Mother’s position: The Mother’s claim included a carer’s allowance and she should receive £9,000 per month (£108,000 per annum) reducing to £6,500 per month when the child was in tertiary education.
Father’s position: The Father said that maintenance should be at the African rate of £857 per month (£10,285 per annum). He asserted that no carer’s allowance was due.
Judge’s findings: The Judge awarded the Mother £4,821 per month (£57,750 per annum). The Judge stated “I respectfully suggest that the concept of a carer’s allowance is past its utility.” The Mother’s Counsel conceded that he had no problem with the carers’ allowances and maintenance being ‘lumped together’. The Judge agreed and recorded that the figure acknowledges and takes into account the mother’s modest income and the need for back up child care and housekeeping to enable her to work without anxiety during the day, through inevitable childhood illnesses and school holidays.
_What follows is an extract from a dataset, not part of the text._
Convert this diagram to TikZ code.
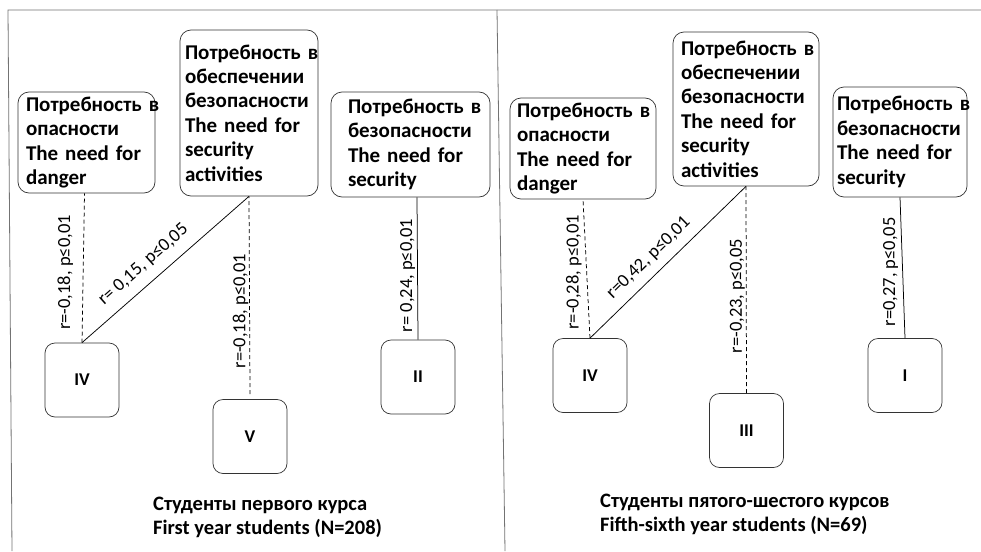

Mother’s position: The Mother’s position at final hearing was to seek an initial purchase of a BMW 1-series at £25,000 and a rolling trade-in or renewal at 3 year intervals, requiring £87,500 to age 21.
Father’s position: The Father offered a 1 year old Toyota Yaris/Ford Fiesta at £12,000 replaced every 5 years (he then distanced himself from his offer at trial).
Judge’s findings: The Judge adopted the Mother’s position.
Mother’s position: The mother wanted the child to be privately educated.
Father’s position: The father wanted the child to go to an agreed school.
Judge’s findings: The Judge ordered private schooling to be agreed between the parties
As this case illustrates, the powers of the Court under Schedule 1 of the Children Act 1989 are vast and financial provision for children can be very generous. Other reported decisions may be relevant to your case so it is crucially important that you take advice at an early stage to ensure that your case is presented carefully, whether you are the parent seeking financial provision for your child, or whether you are the paying parent.